To do →
Your task is to print exactly the lines from the line that contains "Rebuild this chart" through the line that contains "const categories = groups.flatMap(g", with pictures left out.

Available records →
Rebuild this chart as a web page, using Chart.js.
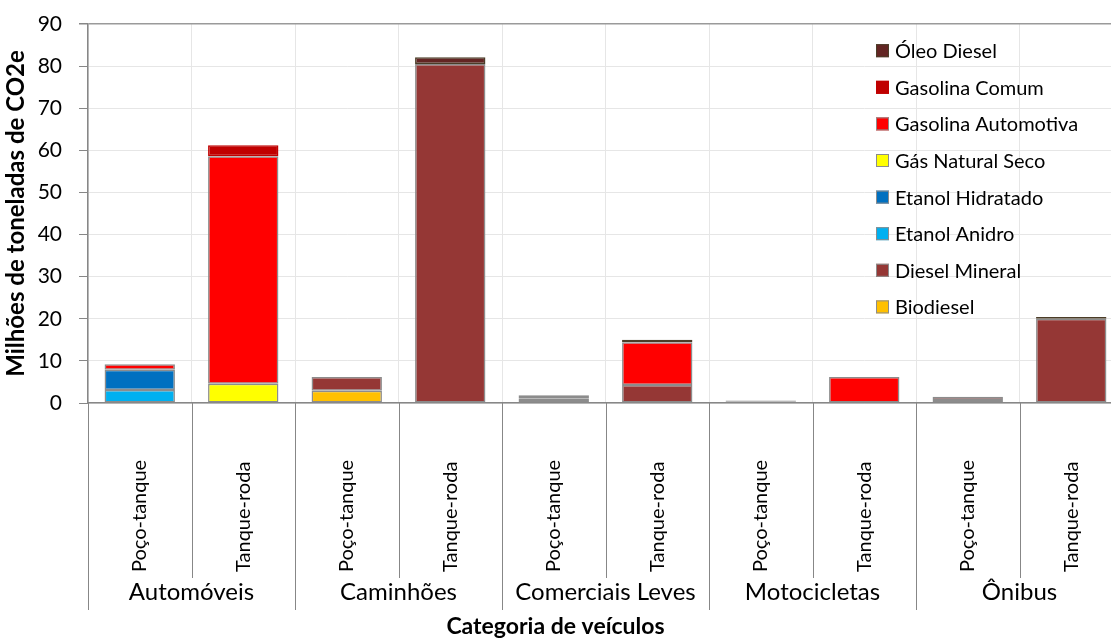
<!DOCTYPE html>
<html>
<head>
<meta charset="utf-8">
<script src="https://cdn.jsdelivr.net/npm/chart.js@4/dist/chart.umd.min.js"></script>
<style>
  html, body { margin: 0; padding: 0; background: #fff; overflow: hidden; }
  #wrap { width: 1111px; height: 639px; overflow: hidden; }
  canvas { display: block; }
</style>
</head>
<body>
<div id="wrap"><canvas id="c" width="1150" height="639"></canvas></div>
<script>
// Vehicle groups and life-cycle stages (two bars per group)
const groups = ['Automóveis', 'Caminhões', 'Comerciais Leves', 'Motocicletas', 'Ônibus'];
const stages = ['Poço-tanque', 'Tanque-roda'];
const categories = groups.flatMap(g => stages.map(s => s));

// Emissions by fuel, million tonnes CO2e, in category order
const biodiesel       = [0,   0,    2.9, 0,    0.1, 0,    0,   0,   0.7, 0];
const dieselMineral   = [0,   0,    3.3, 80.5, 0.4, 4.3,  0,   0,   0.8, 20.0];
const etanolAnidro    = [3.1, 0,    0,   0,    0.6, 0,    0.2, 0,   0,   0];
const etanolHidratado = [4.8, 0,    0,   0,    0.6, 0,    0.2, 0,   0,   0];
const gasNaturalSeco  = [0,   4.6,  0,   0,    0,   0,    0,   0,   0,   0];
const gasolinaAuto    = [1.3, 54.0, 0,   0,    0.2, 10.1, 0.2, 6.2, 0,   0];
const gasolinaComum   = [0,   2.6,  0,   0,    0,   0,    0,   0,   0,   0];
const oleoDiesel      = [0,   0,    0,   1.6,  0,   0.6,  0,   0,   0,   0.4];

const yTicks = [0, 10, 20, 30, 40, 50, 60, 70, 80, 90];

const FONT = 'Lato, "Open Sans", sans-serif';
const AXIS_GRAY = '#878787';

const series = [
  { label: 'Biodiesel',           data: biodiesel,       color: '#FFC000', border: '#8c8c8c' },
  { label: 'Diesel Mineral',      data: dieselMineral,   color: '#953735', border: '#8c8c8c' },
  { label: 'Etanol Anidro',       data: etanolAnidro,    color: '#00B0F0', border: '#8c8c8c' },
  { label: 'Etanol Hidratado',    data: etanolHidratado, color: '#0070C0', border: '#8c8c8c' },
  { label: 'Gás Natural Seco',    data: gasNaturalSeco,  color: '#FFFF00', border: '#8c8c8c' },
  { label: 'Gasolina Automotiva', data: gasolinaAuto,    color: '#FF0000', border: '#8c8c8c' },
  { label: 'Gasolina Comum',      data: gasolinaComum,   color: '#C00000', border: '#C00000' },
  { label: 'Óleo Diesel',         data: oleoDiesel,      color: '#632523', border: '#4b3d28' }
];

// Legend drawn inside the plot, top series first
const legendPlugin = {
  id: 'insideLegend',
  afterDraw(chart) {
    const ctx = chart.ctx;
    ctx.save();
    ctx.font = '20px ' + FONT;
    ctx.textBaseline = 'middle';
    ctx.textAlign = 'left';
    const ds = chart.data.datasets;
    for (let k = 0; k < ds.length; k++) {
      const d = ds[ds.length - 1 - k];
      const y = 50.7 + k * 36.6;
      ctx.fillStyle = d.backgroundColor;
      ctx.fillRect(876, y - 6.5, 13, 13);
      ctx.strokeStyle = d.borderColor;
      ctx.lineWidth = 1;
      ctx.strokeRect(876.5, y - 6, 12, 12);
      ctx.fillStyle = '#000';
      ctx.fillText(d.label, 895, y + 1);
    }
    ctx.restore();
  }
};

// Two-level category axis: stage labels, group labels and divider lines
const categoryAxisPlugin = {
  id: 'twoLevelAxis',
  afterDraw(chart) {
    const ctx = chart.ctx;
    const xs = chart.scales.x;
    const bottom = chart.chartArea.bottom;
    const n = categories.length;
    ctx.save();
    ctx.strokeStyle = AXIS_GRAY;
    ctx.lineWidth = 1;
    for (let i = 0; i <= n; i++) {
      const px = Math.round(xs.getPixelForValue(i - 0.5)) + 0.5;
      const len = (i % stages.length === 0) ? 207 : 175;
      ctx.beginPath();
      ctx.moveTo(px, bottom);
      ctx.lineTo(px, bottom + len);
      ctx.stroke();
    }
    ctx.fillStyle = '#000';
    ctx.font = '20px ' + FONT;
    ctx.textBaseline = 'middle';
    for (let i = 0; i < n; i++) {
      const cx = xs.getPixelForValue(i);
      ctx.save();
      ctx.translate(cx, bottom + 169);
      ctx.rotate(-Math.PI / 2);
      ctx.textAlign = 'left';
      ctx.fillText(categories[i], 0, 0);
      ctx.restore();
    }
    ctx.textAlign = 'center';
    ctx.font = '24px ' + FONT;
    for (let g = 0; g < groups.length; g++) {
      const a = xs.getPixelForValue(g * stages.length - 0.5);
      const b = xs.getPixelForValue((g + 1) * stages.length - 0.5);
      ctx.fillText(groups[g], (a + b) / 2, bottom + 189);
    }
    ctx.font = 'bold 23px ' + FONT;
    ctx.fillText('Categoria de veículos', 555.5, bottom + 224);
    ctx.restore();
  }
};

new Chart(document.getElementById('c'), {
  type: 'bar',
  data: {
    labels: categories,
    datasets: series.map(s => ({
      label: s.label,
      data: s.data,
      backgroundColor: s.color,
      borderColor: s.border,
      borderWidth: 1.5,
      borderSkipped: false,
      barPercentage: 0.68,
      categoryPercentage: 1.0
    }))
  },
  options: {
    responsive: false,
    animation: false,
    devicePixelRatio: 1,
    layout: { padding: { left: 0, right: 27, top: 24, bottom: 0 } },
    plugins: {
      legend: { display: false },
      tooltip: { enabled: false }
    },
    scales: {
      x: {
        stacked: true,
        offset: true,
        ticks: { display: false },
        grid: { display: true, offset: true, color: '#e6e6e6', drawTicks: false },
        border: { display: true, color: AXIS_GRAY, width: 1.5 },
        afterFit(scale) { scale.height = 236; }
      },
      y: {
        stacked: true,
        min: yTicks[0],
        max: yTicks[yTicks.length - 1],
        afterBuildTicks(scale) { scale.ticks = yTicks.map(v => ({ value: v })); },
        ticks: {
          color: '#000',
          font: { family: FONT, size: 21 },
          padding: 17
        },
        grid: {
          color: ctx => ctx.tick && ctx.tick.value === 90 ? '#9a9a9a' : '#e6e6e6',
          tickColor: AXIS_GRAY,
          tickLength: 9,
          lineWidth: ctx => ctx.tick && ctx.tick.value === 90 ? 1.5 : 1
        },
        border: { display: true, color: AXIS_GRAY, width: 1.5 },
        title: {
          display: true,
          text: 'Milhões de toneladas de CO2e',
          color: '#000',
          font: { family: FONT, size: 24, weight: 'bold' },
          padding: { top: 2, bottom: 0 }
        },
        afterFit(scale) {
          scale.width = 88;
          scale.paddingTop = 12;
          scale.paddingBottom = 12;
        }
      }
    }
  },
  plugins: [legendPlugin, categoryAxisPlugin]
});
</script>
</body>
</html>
* * *
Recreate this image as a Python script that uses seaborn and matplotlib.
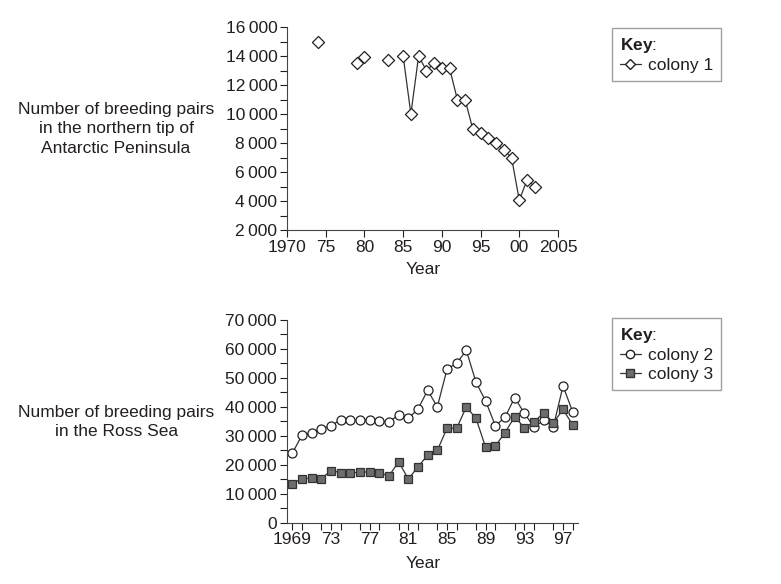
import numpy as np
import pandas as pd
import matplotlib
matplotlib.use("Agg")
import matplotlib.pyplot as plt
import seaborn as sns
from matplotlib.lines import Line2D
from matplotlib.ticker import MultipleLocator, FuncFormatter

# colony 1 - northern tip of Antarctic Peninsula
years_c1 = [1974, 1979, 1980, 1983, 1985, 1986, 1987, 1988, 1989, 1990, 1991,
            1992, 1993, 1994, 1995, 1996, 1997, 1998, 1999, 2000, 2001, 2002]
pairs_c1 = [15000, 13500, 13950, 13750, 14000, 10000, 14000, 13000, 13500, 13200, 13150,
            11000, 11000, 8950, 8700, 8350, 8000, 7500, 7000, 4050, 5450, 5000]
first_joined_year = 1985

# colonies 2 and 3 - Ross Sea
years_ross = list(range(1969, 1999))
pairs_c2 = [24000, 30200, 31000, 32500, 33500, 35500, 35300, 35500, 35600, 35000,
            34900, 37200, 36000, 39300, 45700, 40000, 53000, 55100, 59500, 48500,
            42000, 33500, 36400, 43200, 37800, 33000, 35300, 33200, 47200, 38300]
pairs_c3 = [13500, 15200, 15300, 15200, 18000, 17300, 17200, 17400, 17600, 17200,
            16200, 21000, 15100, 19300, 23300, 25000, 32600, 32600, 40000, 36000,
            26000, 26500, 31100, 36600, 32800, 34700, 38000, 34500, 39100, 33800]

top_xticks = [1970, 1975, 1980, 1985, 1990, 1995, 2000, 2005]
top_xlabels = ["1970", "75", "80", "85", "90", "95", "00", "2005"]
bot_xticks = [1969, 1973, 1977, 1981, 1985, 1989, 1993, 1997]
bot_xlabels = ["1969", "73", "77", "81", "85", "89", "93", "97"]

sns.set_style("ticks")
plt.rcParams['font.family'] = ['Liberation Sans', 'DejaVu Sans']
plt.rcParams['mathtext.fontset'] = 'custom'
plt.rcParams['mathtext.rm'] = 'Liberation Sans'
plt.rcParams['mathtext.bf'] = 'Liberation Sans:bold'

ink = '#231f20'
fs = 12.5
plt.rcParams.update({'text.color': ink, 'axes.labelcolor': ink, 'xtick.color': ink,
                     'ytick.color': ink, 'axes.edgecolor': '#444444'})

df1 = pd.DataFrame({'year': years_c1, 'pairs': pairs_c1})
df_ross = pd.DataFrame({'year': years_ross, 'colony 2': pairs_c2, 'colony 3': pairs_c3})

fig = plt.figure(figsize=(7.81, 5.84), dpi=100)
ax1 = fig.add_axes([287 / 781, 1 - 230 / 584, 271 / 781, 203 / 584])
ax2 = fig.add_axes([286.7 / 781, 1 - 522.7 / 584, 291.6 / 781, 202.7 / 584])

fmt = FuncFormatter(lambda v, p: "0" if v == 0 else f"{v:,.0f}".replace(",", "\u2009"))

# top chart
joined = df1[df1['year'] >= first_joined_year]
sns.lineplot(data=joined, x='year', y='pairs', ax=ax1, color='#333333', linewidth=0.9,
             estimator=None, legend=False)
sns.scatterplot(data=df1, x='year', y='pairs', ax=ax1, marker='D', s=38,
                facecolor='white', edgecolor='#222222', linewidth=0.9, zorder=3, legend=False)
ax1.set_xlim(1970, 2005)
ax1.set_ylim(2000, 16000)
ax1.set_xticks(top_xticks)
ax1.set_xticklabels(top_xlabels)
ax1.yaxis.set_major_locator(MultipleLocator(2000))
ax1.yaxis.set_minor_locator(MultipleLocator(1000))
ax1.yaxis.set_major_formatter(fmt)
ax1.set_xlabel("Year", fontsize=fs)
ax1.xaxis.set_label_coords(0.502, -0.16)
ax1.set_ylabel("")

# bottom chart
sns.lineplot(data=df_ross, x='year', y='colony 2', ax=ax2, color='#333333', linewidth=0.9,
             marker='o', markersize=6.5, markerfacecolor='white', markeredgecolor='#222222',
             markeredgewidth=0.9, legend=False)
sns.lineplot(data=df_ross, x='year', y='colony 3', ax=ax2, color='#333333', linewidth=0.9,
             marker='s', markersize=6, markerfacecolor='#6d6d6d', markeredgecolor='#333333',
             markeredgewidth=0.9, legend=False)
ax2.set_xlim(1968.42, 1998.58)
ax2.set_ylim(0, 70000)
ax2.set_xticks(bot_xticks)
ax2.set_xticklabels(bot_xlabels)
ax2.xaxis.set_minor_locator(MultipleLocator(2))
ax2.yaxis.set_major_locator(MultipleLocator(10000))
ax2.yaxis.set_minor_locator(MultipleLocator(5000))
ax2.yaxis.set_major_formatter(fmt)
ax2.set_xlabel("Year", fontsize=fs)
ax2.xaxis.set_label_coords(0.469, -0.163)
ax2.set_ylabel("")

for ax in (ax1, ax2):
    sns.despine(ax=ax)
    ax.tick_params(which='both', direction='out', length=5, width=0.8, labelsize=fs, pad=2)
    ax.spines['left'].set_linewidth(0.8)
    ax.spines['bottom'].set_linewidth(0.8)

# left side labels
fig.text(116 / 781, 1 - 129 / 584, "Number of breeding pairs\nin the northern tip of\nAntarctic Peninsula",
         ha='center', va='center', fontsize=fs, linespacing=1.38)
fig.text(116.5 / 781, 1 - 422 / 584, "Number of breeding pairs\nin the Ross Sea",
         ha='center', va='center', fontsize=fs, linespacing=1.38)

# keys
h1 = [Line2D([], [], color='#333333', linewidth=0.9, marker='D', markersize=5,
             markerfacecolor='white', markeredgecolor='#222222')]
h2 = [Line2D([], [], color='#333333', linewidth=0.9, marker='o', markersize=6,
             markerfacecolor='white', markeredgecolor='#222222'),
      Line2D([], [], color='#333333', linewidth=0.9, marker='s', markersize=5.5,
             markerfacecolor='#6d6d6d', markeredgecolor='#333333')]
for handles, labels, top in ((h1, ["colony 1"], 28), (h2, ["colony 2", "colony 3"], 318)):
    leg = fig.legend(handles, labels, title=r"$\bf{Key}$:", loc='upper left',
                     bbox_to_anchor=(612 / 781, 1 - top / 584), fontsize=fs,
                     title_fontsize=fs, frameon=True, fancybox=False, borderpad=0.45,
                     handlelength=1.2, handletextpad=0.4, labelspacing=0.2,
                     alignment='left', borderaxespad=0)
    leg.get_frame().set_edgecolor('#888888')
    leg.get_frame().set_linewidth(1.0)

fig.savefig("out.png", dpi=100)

Solution →
Rebuild this chart as a web page, using Chart.js.
<!DOCTYPE html>
<html>
<head>
<meta charset="utf-8">
<script src="https://cdn.jsdelivr.net/npm/chart.js@4/dist/chart.umd.min.js"></script>
<style>
  html, body { margin: 0; padding: 0; background: #fff; overflow: hidden; }
  #wrap { width: 1111px; height: 639px; overflow: hidden; }
  canvas { display: block; }
</style>
</head>
<body>
<div id="wrap"><canvas id="c" width="1150" height="639"></canvas></div>
<script>
// Vehicle groups and life-cycle stages (two bars per group)
const groups = ['Automóveis', 'Caminhões', 'Comerciais Leves', 'Motocicletas', 'Ônibus'];
const stages = ['Poço-tanque', 'Tanque-roda'];
const categories = groups.flatMap(g => stages.map(s => s));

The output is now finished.